## BEGIN Records supplied

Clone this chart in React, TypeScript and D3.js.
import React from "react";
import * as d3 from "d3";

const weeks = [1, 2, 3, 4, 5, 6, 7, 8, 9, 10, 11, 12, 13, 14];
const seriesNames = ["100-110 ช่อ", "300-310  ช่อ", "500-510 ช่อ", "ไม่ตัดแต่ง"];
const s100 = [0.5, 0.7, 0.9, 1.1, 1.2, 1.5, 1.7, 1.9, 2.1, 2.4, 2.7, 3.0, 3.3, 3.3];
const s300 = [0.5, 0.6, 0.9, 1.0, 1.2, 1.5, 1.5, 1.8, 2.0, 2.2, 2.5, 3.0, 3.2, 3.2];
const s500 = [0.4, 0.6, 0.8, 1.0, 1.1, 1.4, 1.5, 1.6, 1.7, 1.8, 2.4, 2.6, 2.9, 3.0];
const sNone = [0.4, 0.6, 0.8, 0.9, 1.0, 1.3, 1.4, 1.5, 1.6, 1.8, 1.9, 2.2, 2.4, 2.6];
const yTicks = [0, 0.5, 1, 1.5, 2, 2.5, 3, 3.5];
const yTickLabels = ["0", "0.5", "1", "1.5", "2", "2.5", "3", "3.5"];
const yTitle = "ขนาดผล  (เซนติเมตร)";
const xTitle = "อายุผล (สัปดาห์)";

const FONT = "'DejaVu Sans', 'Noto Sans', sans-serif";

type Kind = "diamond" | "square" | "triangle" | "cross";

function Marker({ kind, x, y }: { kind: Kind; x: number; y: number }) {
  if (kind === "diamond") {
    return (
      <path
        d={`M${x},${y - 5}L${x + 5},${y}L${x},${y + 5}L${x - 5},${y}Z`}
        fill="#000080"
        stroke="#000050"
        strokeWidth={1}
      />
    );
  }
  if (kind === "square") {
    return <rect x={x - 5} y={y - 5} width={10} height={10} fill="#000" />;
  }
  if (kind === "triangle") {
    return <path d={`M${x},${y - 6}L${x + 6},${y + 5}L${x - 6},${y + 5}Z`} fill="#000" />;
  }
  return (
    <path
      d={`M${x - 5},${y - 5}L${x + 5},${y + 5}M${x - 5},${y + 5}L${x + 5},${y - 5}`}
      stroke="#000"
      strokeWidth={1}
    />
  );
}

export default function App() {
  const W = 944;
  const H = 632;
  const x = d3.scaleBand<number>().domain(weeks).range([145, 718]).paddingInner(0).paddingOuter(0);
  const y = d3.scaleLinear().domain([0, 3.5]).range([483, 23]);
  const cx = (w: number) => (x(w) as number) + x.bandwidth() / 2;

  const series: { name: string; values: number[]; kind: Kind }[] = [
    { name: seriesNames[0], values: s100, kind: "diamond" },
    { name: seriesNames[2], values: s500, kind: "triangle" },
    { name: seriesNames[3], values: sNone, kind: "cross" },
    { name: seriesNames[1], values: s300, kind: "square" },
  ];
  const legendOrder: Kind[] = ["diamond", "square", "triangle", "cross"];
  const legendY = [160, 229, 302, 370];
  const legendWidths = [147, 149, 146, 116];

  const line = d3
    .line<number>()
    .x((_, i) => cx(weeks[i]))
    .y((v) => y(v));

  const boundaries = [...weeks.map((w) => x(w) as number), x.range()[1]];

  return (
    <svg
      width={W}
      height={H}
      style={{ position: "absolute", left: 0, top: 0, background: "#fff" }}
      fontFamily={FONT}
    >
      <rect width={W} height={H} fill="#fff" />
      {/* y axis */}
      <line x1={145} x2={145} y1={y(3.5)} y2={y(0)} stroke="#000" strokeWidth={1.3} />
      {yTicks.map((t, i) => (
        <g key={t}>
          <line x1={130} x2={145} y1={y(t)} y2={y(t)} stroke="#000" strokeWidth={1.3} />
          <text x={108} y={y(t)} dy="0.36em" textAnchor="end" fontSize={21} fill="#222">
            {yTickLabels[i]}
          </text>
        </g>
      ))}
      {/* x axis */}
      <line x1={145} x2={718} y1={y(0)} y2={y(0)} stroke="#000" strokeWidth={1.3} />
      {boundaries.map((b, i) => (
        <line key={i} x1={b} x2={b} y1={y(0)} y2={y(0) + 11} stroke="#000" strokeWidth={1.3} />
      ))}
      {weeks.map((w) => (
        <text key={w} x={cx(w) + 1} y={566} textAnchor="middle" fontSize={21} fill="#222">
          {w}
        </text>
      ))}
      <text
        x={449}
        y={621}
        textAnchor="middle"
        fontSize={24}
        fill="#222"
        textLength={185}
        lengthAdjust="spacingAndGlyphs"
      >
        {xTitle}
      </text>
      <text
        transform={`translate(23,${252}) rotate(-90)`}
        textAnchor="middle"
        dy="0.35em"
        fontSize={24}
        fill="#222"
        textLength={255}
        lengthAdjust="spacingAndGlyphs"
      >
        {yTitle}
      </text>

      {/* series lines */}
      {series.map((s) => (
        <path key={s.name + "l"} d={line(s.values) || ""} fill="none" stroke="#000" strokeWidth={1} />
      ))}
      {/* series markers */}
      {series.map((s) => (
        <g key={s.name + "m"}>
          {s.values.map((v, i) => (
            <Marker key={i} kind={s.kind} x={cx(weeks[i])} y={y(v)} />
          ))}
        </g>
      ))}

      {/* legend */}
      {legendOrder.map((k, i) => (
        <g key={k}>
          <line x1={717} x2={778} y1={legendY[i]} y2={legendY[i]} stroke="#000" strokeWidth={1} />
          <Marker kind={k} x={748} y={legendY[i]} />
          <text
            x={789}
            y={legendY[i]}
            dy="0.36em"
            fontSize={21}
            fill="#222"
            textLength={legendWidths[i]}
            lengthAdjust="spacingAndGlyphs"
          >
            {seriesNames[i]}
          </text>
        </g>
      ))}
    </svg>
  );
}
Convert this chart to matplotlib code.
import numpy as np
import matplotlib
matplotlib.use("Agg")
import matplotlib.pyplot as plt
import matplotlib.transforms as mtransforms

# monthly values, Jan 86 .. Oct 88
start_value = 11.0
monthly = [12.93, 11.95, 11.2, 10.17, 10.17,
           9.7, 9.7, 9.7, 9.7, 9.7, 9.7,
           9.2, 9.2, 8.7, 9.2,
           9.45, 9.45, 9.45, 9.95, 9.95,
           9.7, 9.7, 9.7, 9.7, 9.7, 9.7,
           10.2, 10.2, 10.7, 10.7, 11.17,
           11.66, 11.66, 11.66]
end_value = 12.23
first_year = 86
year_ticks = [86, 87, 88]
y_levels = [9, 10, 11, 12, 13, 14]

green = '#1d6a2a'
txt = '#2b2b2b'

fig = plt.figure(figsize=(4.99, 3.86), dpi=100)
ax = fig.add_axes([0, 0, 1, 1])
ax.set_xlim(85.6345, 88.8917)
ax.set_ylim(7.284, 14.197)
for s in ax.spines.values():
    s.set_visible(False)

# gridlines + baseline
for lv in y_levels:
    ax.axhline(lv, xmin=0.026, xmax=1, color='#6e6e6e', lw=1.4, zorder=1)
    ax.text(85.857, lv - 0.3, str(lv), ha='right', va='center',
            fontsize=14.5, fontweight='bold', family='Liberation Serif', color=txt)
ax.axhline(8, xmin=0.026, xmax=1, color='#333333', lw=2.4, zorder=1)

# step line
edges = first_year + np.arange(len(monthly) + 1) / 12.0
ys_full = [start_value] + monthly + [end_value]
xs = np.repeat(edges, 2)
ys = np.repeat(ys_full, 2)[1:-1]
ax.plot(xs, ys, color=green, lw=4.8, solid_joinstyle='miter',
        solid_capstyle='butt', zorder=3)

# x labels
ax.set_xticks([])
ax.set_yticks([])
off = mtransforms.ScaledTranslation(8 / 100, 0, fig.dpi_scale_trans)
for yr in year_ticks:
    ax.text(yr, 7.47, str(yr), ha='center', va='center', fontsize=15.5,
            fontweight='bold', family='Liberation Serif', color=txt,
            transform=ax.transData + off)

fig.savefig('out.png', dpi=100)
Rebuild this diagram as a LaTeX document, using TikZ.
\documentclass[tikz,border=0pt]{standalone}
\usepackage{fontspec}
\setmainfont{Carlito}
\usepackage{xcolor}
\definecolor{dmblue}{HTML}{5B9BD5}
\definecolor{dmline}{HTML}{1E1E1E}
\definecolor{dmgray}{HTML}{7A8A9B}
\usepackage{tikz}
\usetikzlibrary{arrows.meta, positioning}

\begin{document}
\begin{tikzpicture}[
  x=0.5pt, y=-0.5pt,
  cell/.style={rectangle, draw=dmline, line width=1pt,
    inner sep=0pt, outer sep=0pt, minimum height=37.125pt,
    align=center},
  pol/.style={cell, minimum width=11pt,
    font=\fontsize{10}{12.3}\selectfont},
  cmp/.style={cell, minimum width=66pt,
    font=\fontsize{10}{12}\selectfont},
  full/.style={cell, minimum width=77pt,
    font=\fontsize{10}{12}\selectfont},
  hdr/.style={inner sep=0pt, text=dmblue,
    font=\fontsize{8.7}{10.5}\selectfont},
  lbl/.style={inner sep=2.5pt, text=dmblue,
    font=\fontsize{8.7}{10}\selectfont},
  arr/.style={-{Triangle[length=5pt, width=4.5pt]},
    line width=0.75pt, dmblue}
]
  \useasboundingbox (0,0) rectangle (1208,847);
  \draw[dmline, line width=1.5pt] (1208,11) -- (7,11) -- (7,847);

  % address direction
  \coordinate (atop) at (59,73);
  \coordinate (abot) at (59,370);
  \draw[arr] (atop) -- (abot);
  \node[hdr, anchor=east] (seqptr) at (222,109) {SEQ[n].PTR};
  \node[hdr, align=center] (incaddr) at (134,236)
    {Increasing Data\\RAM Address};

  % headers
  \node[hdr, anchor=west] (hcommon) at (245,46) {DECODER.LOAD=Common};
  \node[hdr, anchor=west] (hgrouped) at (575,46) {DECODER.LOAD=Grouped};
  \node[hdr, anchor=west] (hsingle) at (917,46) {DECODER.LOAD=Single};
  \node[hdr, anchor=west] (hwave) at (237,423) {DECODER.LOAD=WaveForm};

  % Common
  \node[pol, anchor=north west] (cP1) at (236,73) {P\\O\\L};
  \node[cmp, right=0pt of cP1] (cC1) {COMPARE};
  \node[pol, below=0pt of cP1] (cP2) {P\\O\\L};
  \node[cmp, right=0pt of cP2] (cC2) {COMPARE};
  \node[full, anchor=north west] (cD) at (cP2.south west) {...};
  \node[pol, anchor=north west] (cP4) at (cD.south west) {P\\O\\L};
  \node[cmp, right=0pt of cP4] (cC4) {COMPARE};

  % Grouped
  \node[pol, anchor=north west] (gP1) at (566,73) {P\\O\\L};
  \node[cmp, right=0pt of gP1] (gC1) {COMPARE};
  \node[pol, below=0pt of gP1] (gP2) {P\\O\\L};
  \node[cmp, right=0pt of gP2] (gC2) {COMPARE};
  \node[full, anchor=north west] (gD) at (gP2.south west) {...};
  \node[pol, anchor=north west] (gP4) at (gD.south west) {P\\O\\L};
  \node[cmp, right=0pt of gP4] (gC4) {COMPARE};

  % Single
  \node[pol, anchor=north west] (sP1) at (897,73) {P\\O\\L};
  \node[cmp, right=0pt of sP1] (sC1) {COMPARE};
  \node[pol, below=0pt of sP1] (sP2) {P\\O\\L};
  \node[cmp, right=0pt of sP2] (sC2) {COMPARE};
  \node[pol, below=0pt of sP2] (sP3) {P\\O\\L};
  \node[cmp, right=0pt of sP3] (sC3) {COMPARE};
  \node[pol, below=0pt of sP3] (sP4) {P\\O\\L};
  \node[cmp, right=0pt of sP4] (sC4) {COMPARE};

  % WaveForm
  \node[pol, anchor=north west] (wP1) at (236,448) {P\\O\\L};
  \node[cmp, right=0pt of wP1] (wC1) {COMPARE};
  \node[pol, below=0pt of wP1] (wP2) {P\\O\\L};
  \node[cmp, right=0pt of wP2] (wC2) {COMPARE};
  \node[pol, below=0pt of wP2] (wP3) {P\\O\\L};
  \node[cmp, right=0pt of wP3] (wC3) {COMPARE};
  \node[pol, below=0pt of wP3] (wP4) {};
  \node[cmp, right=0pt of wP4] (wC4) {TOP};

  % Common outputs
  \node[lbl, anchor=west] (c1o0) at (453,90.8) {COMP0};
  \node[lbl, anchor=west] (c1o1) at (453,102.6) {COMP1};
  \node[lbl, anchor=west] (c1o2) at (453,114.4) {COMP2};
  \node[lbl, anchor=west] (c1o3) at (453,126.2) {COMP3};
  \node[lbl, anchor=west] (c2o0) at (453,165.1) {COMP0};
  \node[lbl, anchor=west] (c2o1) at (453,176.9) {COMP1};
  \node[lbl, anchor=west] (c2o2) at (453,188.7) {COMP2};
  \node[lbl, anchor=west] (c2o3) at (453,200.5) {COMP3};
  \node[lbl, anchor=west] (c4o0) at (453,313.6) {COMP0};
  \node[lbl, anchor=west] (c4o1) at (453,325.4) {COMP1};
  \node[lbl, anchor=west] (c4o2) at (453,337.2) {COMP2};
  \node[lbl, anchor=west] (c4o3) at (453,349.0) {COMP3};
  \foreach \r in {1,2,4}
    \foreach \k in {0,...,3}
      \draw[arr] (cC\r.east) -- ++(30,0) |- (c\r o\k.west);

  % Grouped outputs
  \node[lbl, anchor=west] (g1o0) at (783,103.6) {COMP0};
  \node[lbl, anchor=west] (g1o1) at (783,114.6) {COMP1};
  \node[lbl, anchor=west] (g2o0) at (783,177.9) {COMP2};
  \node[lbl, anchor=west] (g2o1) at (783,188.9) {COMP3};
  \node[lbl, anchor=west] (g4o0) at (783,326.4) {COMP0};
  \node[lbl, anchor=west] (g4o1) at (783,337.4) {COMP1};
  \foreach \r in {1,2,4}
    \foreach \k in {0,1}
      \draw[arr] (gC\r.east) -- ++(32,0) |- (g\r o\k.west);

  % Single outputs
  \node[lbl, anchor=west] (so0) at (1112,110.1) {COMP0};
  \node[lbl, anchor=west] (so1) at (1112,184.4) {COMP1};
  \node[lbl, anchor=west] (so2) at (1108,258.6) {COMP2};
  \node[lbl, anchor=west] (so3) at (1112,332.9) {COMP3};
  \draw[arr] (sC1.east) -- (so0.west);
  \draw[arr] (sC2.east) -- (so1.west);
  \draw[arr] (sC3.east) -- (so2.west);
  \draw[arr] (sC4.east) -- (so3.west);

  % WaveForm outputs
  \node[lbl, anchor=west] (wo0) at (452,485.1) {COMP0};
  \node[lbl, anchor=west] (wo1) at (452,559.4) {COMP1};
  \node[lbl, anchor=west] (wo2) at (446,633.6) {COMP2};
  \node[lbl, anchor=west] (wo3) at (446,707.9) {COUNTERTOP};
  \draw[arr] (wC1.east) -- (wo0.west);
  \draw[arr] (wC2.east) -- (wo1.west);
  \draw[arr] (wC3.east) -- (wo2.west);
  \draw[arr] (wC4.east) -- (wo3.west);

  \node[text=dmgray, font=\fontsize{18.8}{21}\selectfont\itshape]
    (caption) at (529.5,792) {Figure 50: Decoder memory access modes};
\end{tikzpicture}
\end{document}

## END Records supplied

## Exercise
Reproduce verbatim the range of lines that opens the records and closes with the line containing "import * as". Omit everything after it.

## Written solution
Clone this chart in React, TypeScript and D3.js.
import React from "react";
import * as d3 from "d3";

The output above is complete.